Imagining an alternative to the tutelary order doesn’t necessarily mean starting from scratch, creating something out of nothing. It means working to give a new context to actions and personalities that are already often familiar to us. Questioning the model that makes the military institutes and the Catholic Church into “artificial societies” won’t make people less patriotic or less religious, but will surely permit the emergence of a broader sense of how to understand a national community and a religious experience in a less formal and obedient sense. Our expectation is that those two hierarchical prostheses of the social order will be cast aside, making it possible to live in society with warmth but not subordination, with proximity but without attacking intimacy. Connected but free. In sum, good customs will be able to work in tandem with fair laws.

The nation was imagined
as a great house

The nation, the broader community, was imagined as a great house, or set of houses, rather than a civic community. This image was consonant with the hacendado model of authority, and with the two “artificial societies.” In the nation as house, “everybody knows each other,” which implies very detailed expectations about what people can do in their daily activities. Not only do people know each other—or presume a past—there is also a socially elaborated destiny. A basic condition for maintaining the image of the nation as house is immobility, which is very appropriate for places where land ownership was the main symbol of wealth at the beginning of the republic. The world of the house is also suitable for the representation of the social hierarchies, albeit with the significant absence of the paternal function.

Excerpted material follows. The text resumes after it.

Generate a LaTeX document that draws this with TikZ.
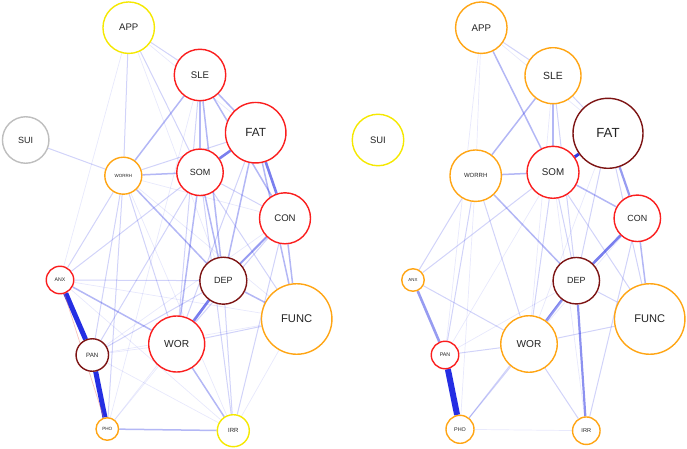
\documentclass[tikz,border=0pt]{standalone}
\usepackage{fontspec}
\setmainfont{Liberation Sans}
\usetikzlibrary{backgrounds}
\definecolor{cyel}{RGB}{245,232,0}
\definecolor{cred}{RGB}{250,30,30}
\definecolor{cora}{RGB}{255,165,20}
\definecolor{cdrk}{RGB}{125,20,20}
\definecolor{cgry}{RGB}{190,190,190}
\definecolor{eblue}{RGB}{25,35,225}
\definecolor{ered}{RGB}{240,120,110}
\definecolor{ctxt}{RGB}{35,35,35}
\tikzset{
  nd/.style n args={3}{circle, draw=#1, line width=1.4pt, fill=white, inner sep=0pt,
     minimum size=#2pt, text=ctxt, font=\fontsize{#3}{#3}\selectfont},
  w1/.style={draw=eblue, line width=0.7pt, draw opacity=0.10},
  w2/.style={draw=eblue, line width=1pt, draw opacity=0.20},
  w3/.style={draw=eblue, line width=1.5pt, draw opacity=0.33},
  w4/.style={draw=eblue, line width=2.6pt, draw opacity=0.58},
  w5/.style={draw=eblue, line width=5pt, draw opacity=0.95},
  wn/.style={draw=ered, line width=0.7pt, draw opacity=0.45},
}
\begin{document}
\begin{tikzpicture}[x=1pt,y=-1pt]
\useasboundingbox (0,0) rectangle (687,449);
% ---------------- left network ----------------
\node[nd={cyel}{51.5}{9.6}] (LAPP) at (128.7,27.7) {APP};
\node[nd={cred}{51.5}{9.6}] (LSLE) at (200,75) {SLE};
\node[nd={cgry}{46.5}{9}] (LSUI) at (25.7,140) {SUI};
\node[nd={cred}{60.5}{11.8}] (LFAT) at (255.7,132.7) {FAT};
\node[nd={cora}{37}{4.5}] (LWORRH) at (123.3,175.7) {WORRH};
\node[nd={cred}{46.5}{9}] (LSOM) at (200,172.3) {SOM};
\node[nd={cred}{51}{9.6}] (LCON) at (285,218.3) {CON};
\node[nd={cred}{27.5}{5.2}] (LANX) at (60,280) {ANX};
\node[nd={cdrk}{47}{9}] (LDEP) at (223.3,280.7) {DEP};
\node[nd={cora}{70.5}{11.2}] (LFUNC) at (296.7,319) {FUNC};
\node[nd={cred}{56}{10.2}] (LWOR) at (176.7,344) {WOR};
\node[nd={cdrk}{32.5}{6.2}] (LPAN) at (92.3,355) {PAN};
\node[nd={cora}{22.5}{4.6}] (LPHO) at (107.3,429) {PHO};
\node[nd={cyel}{32}{6}] (LIRR) at (233.3,430.7) {IRR};
% ---------------- right network ----------------
\node[nd={cora}{51.5}{9.7}] (RAPP) at (481.3,27.7) {APP};
\node[nd={cora}{56}{10.4}] (RSLE) at (553,75.7) {SLE};
\node[nd={cyel}{51.5}{9.4}] (RSUI) at (378,140) {SUI};
\node[nd={cdrk}{70}{13.2}] (RFAT) at (608,133.3) {FAT};
\node[nd={cora}{51.5}{6}] (RWORRH) at (475.7,175.7) {WORRH};
\node[nd={cred}{52}{9.8}] (RSOM) at (553,172.3) {SOM};
\node[nd={cred}{46.5}{8.9}] (RCON) at (637.3,218.3) {CON};
\node[nd={cora}{22.5}{4.4}] (RANX) at (413,280) {ANX};
\node[nd={cdrk}{46.5}{8.9}] (RDEP) at (576.3,280.7) {DEP};
\node[nd={cora}{70.5}{11.1}] (RFUNC) at (649.7,319) {FUNC};
\node[nd={cora}{56.5}{10.1}] (RWOR) at (529,344) {WOR};
\node[nd={cred}{27.5}{5.3}] (RPAN) at (445,355) {PAN};
\node[nd={cora}{28}{5.4}] (RPHO) at (460,429.3) {PHO};
\node[nd={cora}{27.5}{5.6}] (RIRR) at (586.3,430.7) {IRR};
\begin{pgfonlayer}{background}
% left edges
\draw[w5] (LANX) -- (LPAN);
\draw[w5] (LPAN) -- (LPHO);
\draw[wn] (LANX) -- (LPHO);
\draw[w4] (LSOM) -- (LFAT);
\draw[w4] (LFAT) -- (LCON);
\draw[w4] (LDEP) -- (LWOR);
\draw[w3,line width=2pt,draw opacity=0.45] (LDEP) -- (LCON);
\draw[w3] (LSLE) -- (LSOM);
\draw[w3] (LSLE) -- (LFAT);
\draw[w3] (LSLE) -- (LCON);
\draw[w3] (LSLE) -- (LWORRH);
\draw[w3] (LSLE) -- (LDEP);
\draw[w2] (LSLE) -- (LWOR);
\draw[w2] (LAPP) -- (LSLE);
\draw[w2] (LAPP) -- (LWORRH);
\draw[w2] (LAPP) -- (LSOM);
\draw[w1] (LAPP) -- (LFAT);
\draw[w1] (LAPP) -- (LANX);
\draw[w1] (LAPP) -- (LDEP);
\draw[w2] (LSUI) -- (LWORRH);
\draw[w3] (LWORRH) -- (LSOM);
\draw[w2] (LWORRH) -- (LFAT);
\draw[w3] (LWORRH) -- (LDEP);
\draw[w2] (LWORRH) -- (LPAN);
\draw[w2] (LWORRH) -- (LANX);
\draw[w2] (LWORRH) -- (LPHO);
\draw[w1] (LWORRH) -- (LIRR);
\draw[w1] (LWORRH) -- (LCON);
\draw[w1] (LWORRH) -- (LFUNC);
\draw[w2] (LWORRH) -- (LWOR);
\draw[w3] (LSOM) -- (LDEP);
\draw[w3] (LSOM) -- (LWOR);
\draw[w2] (LSOM) -- (LCON);
\draw[w2] (LSOM) -- (LFUNC);
\draw[w2] (LSOM) -- (LPAN);
\draw[w2] (LSOM) -- (LANX);
\draw[w2] (LSOM) -- (LIRR);
\draw[w3] (LFAT) -- (LDEP);
\draw[w3] (LFAT) -- (LFUNC);
\draw[w2] (LFAT) -- (LWOR);
\draw[w3] (LCON) -- (LFUNC);
\draw[w2] (LCON) -- (LWOR);
\draw[w2] (LCON) -- (LIRR);
\draw[w1] (LCON) -- (LPAN);
\draw[w3] (LDEP) -- (LFUNC);
\draw[w2] (LDEP) -- (LIRR);
\draw[w2] (LDEP) -- (LANX);
\draw[w2] (LDEP) -- (LPAN);
\draw[w1] (LDEP) -- (LPHO);
\draw[w3] (LWOR) -- (LANX);
\draw[w2] (LWOR) -- (LFUNC);
\draw[w3] (LWOR) -- (LIRR);
\draw[w1] (LWOR) -- (LPAN);
\draw[w1] (LWOR) -- (LPHO);
\draw[w1] (LFUNC) -- (LIRR);
\draw[w1] (LFUNC) -- (LPAN);
\draw[w3] (LPHO) -- (LIRR);
\draw[w1] (LPAN) -- (LIRR);
\draw[w1] (LANX) -- (LIRR);
\draw[w1] (LSLE) -- (LPHO);
\draw[w1] (LANX) -- (LFUNC);
% right edges
\draw[w5,line width=6pt] (RPAN) -- (RPHO);
\draw[w4,draw opacity=0.45] (RANX) -- (RPAN);
\draw[w4,draw opacity=0.9,line width=3pt] (RSOM) -- (RFAT);
\draw[w4] (RDEP) -- (RCON);
\draw[w4,draw opacity=0.45] (RDEP) -- (RWOR);
\draw[w4,draw opacity=0.5,line width=2.2pt] (RDEP) -- (RIRR);
\draw[w4,draw opacity=0.45,line width=2.2pt] (RFAT) -- (RCON);
\draw[w3] (RCON) -- (RFUNC);
\draw[w3] (RSOM) -- (RCON);
\draw[w3] (RWORRH) -- (RSOM);
\draw[w3] (RWORRH) -- (RDEP);
\draw[w3] (RSLE) -- (RWORRH);
\draw[w3] (RSLE) -- (RSOM);
\draw[w2] (RSLE) -- (RFAT);
\draw[w2] (RSLE) -- (RDEP);
\draw[w2] (RAPP) -- (RSLE);
\draw[w3] (RAPP) -- (RSOM);
\draw[w1] (RAPP) -- (RWORRH);
\draw[w1] (RAPP) -- (RPAN);
\draw[w1] (RAPP) -- (RFAT);
\draw[w2] (RWORRH) -- (RANX);
\draw[w2] (RWORRH) -- (RPAN);
\draw[w1] (RWORRH) -- (RPHO);
\draw[w2] (RWORRH) -- (RWOR);
\draw[w2] (RANX) -- (RSOM);
\draw[w2] (RANX) -- (RWOR);
\draw[w2] (RPAN) -- (RWOR);
\draw[w1] (RPAN) -- (RSOM);
\draw[w1] (RPAN) -- (RDEP);
\draw[w2] (RPHO) -- (RWOR);
\draw[w2] (RPHO) -- (RDEP);
\draw[w1] (RPHO) -- (RIRR);
\draw[w2] (RWOR) -- (RIRR);
\draw[w2] (RWOR) -- (RFUNC);
\draw[w2] (RCON) -- (RIRR);
\draw[w2] (RFAT) -- (RFUNC);
\draw[w2] (RFAT) -- (RDEP);
\draw[w2] (RSOM) -- (RDEP);
\draw[w2] (RSOM) -- (RWOR);
\draw[w2] (RSOM) -- (RFUNC);
\draw[w2] (RDEP) -- (RFUNC);
\draw[w1] (RCON) -- (RWOR);
\draw[w1] (RSLE) -- (RWOR);
\draw[w1] (RFAT) -- (RWOR);
\draw[w1] (RSOM) -- (RIRR);
\end{pgfonlayer}
\end{tikzpicture}
\end{document}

That the model of national house was a static order did not mean that it wasn’t exposed to sudden frights. The model’s most serious flaw was its limited power to maintain periods of peaceful stability. From Mexico to Argentina, the beginning of the republican order was marked by a permanent political instability that soon became a distinctive feature of Latin American political culture. The struggle between caudillos was a struggle between heads of family, a clash that included military confrontations and, above all, the ability to win over allies, to establish some type of loyalty, however ephemeral it might be. These confrontations of varying intensity created the image of countries as a series of “families” that inhabited their particular part of the great national house, or hacienda, in which the idea of nation, as enunciated from the state, had nothing to do with juridical citizenship or even homogeneously shared sentiments.

Peasants and indigenous people:
Just household servants

This image of the great house helps us understand situations that at first could seem very paradoxical, such as the exaltation of homegrown nationalism (as opposed to the Spanish colonial tradition), while simultaneously recognizing that there was an immense indigenous population that was not “incorporated into civilization” and remained submerged in unfathomable savagery and ignorance. How could the latter share a sense of belonging to the nation? They were part of the house, but only in the sense of servants. That was what they were for, and that was their place.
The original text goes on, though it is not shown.